Zasady się zmieniają i będą się zmieniać, choć niektóre wydają się dość trwałe. Od czasów starożytnych potępiamy zabijanie, ale z drugiej strony przez całą naszą historię wyszukujemy wyjątków od tej reguły (a to można zabić wroga-agresora zewnętrznego, a to można zabić wroga publicznego, a to można zabić embrion lub nieprzytomnego starca – i na wszystko znajdujemy mnóstwo argumentów – często całkiem sensownych). Potępiamy przywłaszczanie sobie cudzej własności, ale już kiedy działamy osłonięci powagą państwa/społeczeństwa, czy innej instytucji, rabujemy, konfiskujemy i pobieramy opłaty bez najmniejszych skrupułów. 

Jednakże postawienie sprawy w taki sposób, że otwartym tekstem mówimy, że zasady to jedno wielkie samooszustwo, ponieważ w rzeczywistości ludzie kierują się raczej instynktami i interesami, raczej zgodnie nazwiemy zimnym cynizmem, a więc zastosujemy kategorię w najwyższym stopniu godną potępienia.
Wielu z nas szanuje raczej ludzi z zasadami (niczym ten pijak z dowcipu Aloszy Awdiejewa), niż cynicznych lawirantów i cwaniaków.
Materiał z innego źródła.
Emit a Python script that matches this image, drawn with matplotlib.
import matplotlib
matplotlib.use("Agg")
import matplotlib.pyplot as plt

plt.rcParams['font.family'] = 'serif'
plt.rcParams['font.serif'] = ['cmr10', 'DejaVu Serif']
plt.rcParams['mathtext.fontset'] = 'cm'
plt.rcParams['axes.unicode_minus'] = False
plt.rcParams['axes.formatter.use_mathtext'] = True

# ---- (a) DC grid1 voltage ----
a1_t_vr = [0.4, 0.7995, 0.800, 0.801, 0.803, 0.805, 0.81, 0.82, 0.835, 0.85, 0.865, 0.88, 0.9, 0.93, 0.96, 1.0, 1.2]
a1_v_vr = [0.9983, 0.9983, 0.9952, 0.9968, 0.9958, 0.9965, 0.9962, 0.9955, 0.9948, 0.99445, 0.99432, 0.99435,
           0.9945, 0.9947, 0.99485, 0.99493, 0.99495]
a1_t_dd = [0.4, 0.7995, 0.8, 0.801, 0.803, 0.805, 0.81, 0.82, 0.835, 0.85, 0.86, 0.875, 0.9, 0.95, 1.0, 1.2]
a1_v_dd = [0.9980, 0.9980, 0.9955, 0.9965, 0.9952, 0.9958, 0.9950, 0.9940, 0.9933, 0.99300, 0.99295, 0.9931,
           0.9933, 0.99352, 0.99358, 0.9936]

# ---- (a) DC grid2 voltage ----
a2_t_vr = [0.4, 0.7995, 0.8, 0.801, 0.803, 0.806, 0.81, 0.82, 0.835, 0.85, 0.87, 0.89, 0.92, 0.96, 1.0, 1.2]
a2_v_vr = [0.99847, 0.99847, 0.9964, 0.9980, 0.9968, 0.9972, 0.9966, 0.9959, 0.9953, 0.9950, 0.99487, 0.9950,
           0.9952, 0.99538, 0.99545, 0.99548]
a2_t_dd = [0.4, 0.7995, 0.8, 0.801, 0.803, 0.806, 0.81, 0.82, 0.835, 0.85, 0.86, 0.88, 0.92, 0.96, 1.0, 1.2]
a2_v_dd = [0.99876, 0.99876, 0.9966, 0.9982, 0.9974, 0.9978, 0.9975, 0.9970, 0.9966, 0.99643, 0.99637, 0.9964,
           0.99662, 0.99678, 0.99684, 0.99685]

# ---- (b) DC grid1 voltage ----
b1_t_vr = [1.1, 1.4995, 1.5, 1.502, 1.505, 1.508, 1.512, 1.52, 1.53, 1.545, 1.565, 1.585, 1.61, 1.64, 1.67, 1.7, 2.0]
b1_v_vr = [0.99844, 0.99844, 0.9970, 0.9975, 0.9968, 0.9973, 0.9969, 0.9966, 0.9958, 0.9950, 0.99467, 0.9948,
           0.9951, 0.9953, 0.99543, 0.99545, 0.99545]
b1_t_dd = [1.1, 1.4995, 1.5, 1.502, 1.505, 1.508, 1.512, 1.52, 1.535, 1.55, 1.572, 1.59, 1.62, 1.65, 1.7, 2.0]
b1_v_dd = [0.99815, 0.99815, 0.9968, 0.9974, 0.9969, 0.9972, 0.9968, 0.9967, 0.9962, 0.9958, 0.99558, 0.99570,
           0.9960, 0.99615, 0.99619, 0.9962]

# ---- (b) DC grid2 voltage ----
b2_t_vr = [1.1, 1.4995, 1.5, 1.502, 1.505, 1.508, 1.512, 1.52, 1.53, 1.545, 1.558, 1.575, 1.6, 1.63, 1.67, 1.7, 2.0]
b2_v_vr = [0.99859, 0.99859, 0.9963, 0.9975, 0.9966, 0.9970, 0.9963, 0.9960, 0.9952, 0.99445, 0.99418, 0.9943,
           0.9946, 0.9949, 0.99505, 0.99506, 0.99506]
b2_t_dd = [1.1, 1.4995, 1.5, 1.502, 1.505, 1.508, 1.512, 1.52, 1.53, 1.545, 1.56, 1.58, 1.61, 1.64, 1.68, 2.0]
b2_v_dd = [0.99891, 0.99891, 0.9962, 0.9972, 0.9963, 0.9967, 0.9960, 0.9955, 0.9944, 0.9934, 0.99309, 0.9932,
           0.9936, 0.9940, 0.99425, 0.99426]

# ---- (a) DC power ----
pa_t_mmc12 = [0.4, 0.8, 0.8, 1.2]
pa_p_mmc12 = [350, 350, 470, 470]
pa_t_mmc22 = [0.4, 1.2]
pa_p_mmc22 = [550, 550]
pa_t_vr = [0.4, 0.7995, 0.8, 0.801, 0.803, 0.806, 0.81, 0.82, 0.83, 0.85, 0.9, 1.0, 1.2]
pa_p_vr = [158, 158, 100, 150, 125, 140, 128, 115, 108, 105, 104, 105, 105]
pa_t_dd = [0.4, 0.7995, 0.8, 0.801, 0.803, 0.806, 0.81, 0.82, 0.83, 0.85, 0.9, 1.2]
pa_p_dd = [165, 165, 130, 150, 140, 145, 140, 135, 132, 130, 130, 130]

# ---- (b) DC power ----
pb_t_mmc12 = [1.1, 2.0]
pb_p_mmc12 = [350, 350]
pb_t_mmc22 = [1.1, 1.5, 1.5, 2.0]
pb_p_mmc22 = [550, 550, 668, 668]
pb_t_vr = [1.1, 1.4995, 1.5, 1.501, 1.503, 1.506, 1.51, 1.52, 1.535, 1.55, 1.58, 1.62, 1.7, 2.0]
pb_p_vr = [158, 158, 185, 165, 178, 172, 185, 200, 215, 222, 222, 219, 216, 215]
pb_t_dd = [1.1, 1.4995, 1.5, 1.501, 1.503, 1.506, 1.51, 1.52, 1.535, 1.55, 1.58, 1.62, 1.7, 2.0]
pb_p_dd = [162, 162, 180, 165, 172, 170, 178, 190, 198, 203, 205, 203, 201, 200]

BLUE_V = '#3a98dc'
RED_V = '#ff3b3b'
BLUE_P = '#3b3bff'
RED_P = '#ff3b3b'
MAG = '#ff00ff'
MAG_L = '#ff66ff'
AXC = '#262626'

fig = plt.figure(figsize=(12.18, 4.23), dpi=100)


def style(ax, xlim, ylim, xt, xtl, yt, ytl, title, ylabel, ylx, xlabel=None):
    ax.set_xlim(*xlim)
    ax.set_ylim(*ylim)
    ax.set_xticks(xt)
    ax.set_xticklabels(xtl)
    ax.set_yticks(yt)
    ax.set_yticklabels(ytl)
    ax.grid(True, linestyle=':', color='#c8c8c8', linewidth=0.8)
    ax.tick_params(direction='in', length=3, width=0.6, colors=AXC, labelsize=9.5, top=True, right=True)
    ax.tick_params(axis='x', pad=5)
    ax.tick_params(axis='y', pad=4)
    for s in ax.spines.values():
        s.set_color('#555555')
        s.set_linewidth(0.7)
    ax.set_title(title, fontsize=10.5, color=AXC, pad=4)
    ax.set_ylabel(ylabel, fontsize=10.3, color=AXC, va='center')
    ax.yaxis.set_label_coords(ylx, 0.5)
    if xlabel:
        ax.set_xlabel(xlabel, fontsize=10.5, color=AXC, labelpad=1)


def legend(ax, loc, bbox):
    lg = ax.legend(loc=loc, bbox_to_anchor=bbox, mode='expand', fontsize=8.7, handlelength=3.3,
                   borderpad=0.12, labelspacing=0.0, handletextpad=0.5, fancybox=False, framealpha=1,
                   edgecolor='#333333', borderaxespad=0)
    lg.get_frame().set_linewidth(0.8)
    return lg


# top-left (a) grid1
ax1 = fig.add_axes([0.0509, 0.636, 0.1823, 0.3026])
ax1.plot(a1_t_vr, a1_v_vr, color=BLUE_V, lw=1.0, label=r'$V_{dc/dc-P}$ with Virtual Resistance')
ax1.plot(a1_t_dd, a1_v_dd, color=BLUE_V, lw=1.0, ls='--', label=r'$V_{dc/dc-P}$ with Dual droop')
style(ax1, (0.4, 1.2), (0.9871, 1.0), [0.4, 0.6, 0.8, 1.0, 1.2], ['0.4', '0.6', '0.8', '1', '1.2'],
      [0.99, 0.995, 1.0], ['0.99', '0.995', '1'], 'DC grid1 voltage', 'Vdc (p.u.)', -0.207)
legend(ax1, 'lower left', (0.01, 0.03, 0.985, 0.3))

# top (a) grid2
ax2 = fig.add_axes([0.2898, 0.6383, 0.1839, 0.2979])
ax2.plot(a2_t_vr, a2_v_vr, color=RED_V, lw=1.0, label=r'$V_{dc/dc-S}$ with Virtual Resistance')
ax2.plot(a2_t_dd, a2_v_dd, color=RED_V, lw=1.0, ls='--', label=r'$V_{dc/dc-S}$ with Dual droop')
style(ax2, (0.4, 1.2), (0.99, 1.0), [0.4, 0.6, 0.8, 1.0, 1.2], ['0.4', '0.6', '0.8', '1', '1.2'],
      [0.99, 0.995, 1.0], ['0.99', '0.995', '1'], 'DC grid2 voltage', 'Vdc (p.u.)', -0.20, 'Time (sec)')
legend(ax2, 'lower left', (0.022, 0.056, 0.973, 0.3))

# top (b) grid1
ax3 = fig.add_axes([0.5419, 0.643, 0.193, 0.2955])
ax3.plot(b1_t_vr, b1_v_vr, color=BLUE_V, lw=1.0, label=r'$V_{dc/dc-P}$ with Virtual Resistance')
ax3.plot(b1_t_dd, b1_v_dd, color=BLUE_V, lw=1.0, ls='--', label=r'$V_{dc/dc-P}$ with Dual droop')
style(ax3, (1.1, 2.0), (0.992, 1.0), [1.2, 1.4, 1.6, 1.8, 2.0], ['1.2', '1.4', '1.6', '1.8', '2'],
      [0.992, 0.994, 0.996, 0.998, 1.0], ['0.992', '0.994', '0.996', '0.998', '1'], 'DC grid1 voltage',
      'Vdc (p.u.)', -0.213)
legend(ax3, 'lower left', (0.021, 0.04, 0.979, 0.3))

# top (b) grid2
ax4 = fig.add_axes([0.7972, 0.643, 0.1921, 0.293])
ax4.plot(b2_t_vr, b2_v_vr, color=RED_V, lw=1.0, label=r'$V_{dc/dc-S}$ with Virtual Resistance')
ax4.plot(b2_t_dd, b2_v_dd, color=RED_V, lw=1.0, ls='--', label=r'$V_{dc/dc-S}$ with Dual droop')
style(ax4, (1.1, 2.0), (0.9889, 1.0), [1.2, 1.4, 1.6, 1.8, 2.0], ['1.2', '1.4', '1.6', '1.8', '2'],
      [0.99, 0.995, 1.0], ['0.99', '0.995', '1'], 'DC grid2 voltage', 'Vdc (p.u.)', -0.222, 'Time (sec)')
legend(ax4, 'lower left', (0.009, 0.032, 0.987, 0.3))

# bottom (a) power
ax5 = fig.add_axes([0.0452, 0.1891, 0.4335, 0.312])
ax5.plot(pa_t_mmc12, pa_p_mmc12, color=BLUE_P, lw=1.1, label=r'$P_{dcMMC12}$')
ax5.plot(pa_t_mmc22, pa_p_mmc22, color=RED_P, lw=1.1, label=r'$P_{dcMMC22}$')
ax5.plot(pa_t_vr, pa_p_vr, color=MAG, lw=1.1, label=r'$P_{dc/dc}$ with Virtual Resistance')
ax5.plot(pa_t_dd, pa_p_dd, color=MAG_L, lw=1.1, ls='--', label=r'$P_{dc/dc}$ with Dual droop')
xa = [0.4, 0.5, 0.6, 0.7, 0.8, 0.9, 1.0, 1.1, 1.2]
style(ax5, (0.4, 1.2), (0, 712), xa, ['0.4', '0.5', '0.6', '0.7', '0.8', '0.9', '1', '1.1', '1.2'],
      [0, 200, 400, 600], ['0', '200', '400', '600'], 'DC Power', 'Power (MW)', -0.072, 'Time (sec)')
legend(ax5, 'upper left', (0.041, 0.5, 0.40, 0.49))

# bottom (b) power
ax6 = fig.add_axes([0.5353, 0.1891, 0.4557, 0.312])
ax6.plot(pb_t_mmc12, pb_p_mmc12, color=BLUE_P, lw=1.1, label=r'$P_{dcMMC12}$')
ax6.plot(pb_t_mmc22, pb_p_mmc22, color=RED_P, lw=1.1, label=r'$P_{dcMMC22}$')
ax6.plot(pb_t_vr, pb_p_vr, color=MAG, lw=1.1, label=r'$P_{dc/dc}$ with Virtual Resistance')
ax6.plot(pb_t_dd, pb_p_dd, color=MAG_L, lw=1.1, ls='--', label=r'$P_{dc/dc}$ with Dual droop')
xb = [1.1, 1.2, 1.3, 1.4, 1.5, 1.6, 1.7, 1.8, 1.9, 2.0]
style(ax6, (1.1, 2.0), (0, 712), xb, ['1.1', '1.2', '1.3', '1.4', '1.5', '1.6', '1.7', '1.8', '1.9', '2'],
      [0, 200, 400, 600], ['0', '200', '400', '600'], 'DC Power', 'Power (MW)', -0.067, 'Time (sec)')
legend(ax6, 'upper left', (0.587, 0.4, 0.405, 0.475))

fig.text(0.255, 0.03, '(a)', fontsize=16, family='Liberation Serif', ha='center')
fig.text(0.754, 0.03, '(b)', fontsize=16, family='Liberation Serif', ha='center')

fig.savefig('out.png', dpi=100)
Dlatego z próby ustalenia pewnego zespołu reguł współżycia chyba nigdy nie zrezygnujemy i wydaje się, że to bardzo dobrze. Rezygnacja z pewnych utopii prowadzi bowiem do potworności, z którymi nie umiemy sobie poradzić (bolszewicy, Hitler, Pol Pot). Z drugiej strony wiara w stałość zasad jest pewną naiwnością, ponieważ jako gatunek raczej się przystosowujemy do zmiennych okoliczności niż trzymamy się starego, co nam zresztą przyniosło tak wielki sukces w opanowaniu naszej planety.